Oddly, none of the email addresses used by Honor Hacker and friends in attempts to extort bitcoin show up in their DB, even though one of those was actually a legit closed account (I briefly had a Livejournal account for commenting, with a unique name and strong password, and the “hacker” included the correct password).

The amusing one was that the “Onliner Spambot” collection from 2017 had a confirmed hit for user “xoratmusoqxee” at my domain. That one doesn’t even show up in my spam, despite being at least as plausible as “hand04”, “quinones12”, “bain66”, “Donnell4Stark”, or the ever-popular “ekgknmfylvtl” (seriously, my spam folder gets daily messages directed to that username, all of them in Japanese).

“P4V considered harmful…”


…to my sanity.

Manager set up a Perforce client on his Windows box, then we changed the directory that was set for its root. We could not get p4v to use the new directory. Even deleting the workspace, restarting the client, refreshing the workspaces, and creating a brand new workspace with the same name didn’t work. It still thought the files should be located in the non-existent directory from the earlier incarnation of the client.

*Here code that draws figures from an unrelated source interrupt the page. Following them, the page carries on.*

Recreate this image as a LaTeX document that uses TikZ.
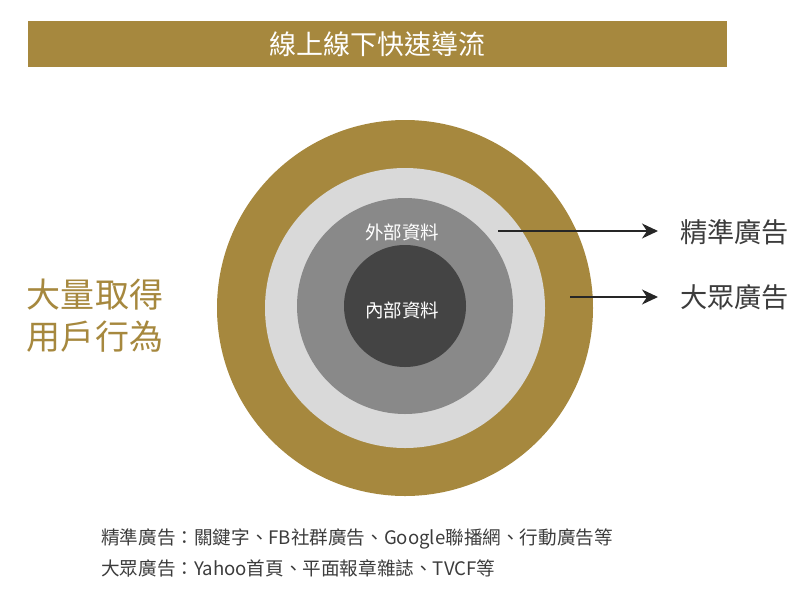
\documentclass[tikz,border=0pt]{standalone}
\usepackage{fontspec}
\setmainfont{Noto Sans CJK TC}
\usetikzlibrary{arrows.meta}
\definecolor{gold}{RGB}{166,136,62}
\definecolor{lgray}{RGB}{217,217,217}
\definecolor{mgray}{RGB}{137,137,137}
\definecolor{dgray}{RGB}{68,68,68}
\definecolor{txt}{RGB}{60,60,60}
\begin{document}
\begin{tikzpicture}[x=1pt,y=-1pt,
  ring/.style={circle,inner sep=0pt,draw=none},
  lab/.style={inner sep=0pt,anchor=west,text=txt,font=\fontsize{27.2}{30}\selectfont},
  ctr/.style={inner sep=0pt,text=white,font=\fontsize{18.5}{20}\selectfont},
  arr/.style={line width=1.3pt,black!85,-{Stealth[length=16pt,width=15pt,inset=5pt]}}]
\useasboundingbox (0,0) rectangle (800,595);
% title bar
\node[fill=gold,minimum width=699pt,minimum height=46pt,inner sep=0pt] (bar) at (377.5,44) {};
\node[text=white,inner sep=0pt,font=\fontsize{27}{30}\selectfont] (title) at (377,44) {線上線下快速導流};
% circles
\node[ring,fill=gold,minimum size=376pt] (outer) at (405,308) {};
\node[ring,fill=lgray,minimum size=280pt] (light) at (405,308) {};
\node[ring,fill=mgray,minimum size=216pt] (mid) at (405,306) {};
\node[ring,fill=dgray,minimum size=122pt] (inner) at (405,306) {};
\node[ctr] (ext) at (402,232) {外部資料};
\node[ctr] (int) at (402,310) {內部資料};
% left text
\node[inner sep=0pt,text=gold,align=left,font=\fontsize{34}{42}\selectfont] (left) at (95,316) {大量取得\\用戶行為};
% right labels
\node[lab] (p1) at (680,232) {精準廣告};
\node[lab] (p2) at (680,297) {大眾廣告};
\coordinate (s1) at (498,231);
\coordinate (s2) at (570,297);
\draw[arr,shorten >=22pt] (s1) -- (s1 -| p1.west);
\draw[arr,shorten >=22pt] (s2) -- (s2 -| p2.west);
% bottom notes
\node[inner sep=0pt,anchor=west,text=txt,font=\fontsize{18.6}{22}\selectfont] (n1) at (101,539) {精準廣告：關鍵字、FB社群廣告、Google聯播網、行動廣告等};
\node[inner sep=0pt,anchor=west,text=txt,font=\fontsize{18.6}{22}\selectfont] (n2) at (101,568) {大眾廣告：Yahoo首頁、平面報章雜誌、TVCF等};
\end{tikzpicture}
\end{document}
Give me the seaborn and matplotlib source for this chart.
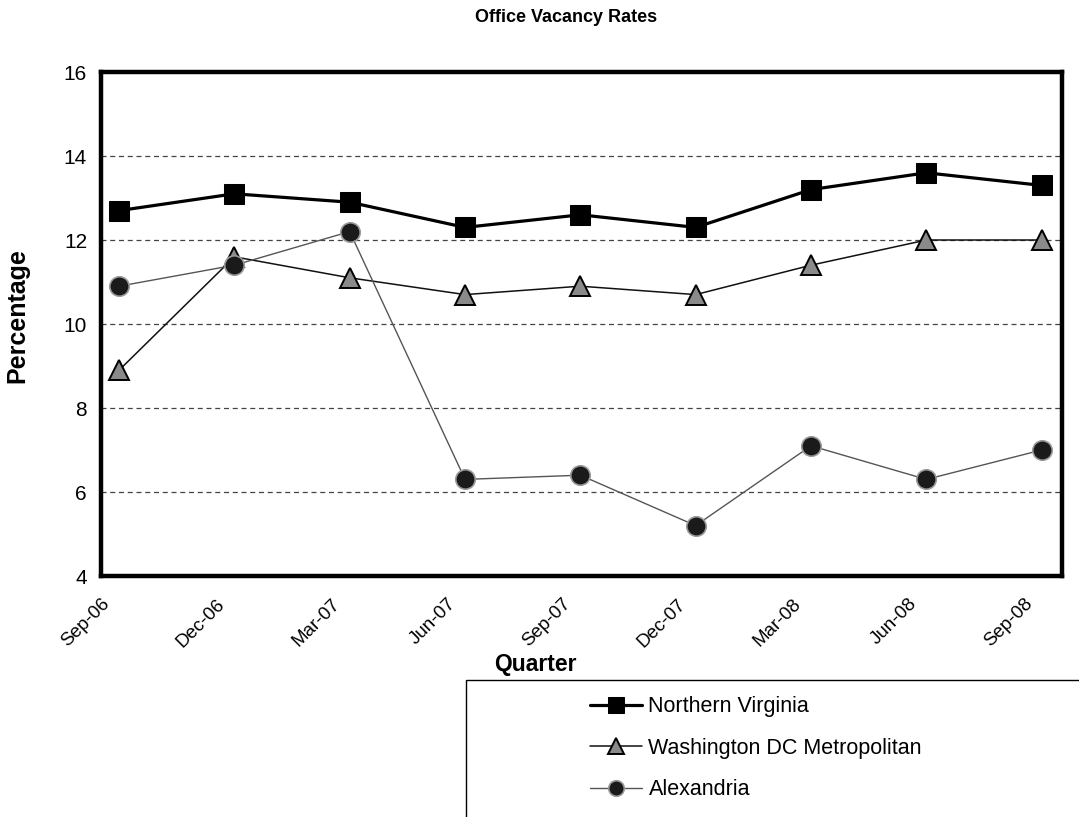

We had to use a different client name to avoid this over-aggressive local cache of data it had no business caching in the first place.

Also, to make the process more funtedious, the client-editing window kept spontaneously resizing itself to be slightly taller than the screen, every time we opened it or tried to resize it to fit.

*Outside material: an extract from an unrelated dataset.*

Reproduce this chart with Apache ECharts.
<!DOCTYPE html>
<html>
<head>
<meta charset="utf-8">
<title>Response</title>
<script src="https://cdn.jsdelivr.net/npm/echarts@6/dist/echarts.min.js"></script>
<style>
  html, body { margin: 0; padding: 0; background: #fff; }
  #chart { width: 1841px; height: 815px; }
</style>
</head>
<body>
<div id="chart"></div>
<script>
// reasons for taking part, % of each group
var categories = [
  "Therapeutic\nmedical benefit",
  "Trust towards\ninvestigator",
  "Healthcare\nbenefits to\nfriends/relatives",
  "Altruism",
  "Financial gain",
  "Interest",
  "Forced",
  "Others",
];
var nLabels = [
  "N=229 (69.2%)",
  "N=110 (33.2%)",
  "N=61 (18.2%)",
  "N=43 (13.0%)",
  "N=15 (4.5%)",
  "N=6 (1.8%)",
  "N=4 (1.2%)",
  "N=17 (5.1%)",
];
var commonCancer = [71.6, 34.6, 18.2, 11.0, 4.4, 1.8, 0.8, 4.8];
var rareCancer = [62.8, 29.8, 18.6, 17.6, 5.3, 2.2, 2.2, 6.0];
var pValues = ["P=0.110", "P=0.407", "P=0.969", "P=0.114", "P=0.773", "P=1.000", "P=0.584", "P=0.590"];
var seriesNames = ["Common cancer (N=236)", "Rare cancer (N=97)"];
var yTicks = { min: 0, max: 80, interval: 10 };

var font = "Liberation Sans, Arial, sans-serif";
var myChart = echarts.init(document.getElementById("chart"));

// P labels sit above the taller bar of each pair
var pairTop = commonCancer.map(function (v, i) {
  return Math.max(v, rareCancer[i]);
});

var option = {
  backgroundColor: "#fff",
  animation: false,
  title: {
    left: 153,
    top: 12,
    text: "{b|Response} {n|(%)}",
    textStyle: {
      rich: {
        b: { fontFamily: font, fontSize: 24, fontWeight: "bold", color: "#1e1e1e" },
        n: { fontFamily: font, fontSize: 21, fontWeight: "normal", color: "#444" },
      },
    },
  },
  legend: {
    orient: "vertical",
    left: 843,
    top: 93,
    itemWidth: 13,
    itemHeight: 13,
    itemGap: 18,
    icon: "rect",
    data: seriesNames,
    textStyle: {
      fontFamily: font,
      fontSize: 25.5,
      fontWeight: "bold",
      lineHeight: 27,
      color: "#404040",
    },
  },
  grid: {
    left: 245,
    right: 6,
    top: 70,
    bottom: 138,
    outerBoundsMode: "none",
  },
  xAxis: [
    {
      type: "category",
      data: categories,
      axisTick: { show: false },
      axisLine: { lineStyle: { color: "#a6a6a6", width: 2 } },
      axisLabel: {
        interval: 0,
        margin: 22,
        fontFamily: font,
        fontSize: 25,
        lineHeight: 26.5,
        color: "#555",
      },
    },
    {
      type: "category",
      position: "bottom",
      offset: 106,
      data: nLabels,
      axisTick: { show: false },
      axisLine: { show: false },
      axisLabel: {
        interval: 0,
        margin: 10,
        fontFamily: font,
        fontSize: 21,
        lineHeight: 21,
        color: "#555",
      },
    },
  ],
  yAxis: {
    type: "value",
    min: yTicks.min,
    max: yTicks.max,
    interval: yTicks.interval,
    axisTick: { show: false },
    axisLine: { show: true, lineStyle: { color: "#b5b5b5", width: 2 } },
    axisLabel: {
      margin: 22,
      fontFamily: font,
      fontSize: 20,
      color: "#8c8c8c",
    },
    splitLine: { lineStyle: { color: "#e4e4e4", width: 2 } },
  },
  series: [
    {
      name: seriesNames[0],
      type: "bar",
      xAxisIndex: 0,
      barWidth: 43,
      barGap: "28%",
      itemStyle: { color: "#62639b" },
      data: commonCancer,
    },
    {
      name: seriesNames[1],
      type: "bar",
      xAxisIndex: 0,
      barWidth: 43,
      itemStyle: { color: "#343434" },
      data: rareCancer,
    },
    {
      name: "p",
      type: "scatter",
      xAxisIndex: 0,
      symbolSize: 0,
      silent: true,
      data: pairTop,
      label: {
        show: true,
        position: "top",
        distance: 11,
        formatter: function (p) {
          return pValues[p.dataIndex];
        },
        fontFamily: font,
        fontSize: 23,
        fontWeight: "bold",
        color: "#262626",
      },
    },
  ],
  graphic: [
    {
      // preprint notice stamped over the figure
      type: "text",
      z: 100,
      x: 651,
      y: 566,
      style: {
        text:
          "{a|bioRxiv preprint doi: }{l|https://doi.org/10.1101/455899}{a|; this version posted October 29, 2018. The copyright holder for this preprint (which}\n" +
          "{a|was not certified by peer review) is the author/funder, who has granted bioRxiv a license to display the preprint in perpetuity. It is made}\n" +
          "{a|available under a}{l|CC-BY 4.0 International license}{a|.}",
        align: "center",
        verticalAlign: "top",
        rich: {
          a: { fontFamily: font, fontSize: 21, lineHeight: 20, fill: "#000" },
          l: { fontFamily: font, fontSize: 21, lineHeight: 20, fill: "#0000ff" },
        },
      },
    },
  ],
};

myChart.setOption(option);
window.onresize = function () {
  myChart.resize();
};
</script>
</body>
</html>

Incompetence or enemy action?


“Embrace the healing power of ‘and’”.

The latest in shutdown theater is expiring SSL certs for government web sites. Either they didn’t bother to order new certs for all the sites they knew were expiring soon, or they deliberately didn’t install them.

Reminder: today’s is the first paycheck that’s delayed for federal employees. Any work they’ve skipped the past few weeks has been by choice.

Fun with dotfiles


When booting OpenBSD 6.3 (at least), the /etc/rc startup script reads /root/.profile. This can produce some rather entertaining boot failures, including things like syslogd timing out on startup, preventing you from getting any log data about what might be wrong…

I’m quite certain this wasn’t the case in earlier releases, but I’m not sure when it crept in.

# Simple confirmation:
echo sleep 60 >> /root/.profile
reboot
# It will take an extra ~8 minutes to boot

It looks like they try to work around this by setting HOME=/ in /etc/rc, and having a separate /.profile, but it doesn’t work; it still reads /root/.profile.

Ah, there it is! /etc/rc.d/rc.subr:

...
rc_start() {
        ${rcexec} "${daemon} ${daemon_flags}"
}

...

[ -z "${daemon_user}" ] && daemon_user=root

...

rcexec="su -l -c ${daemon_class} -s /bin/sh ${daemon_user} -c"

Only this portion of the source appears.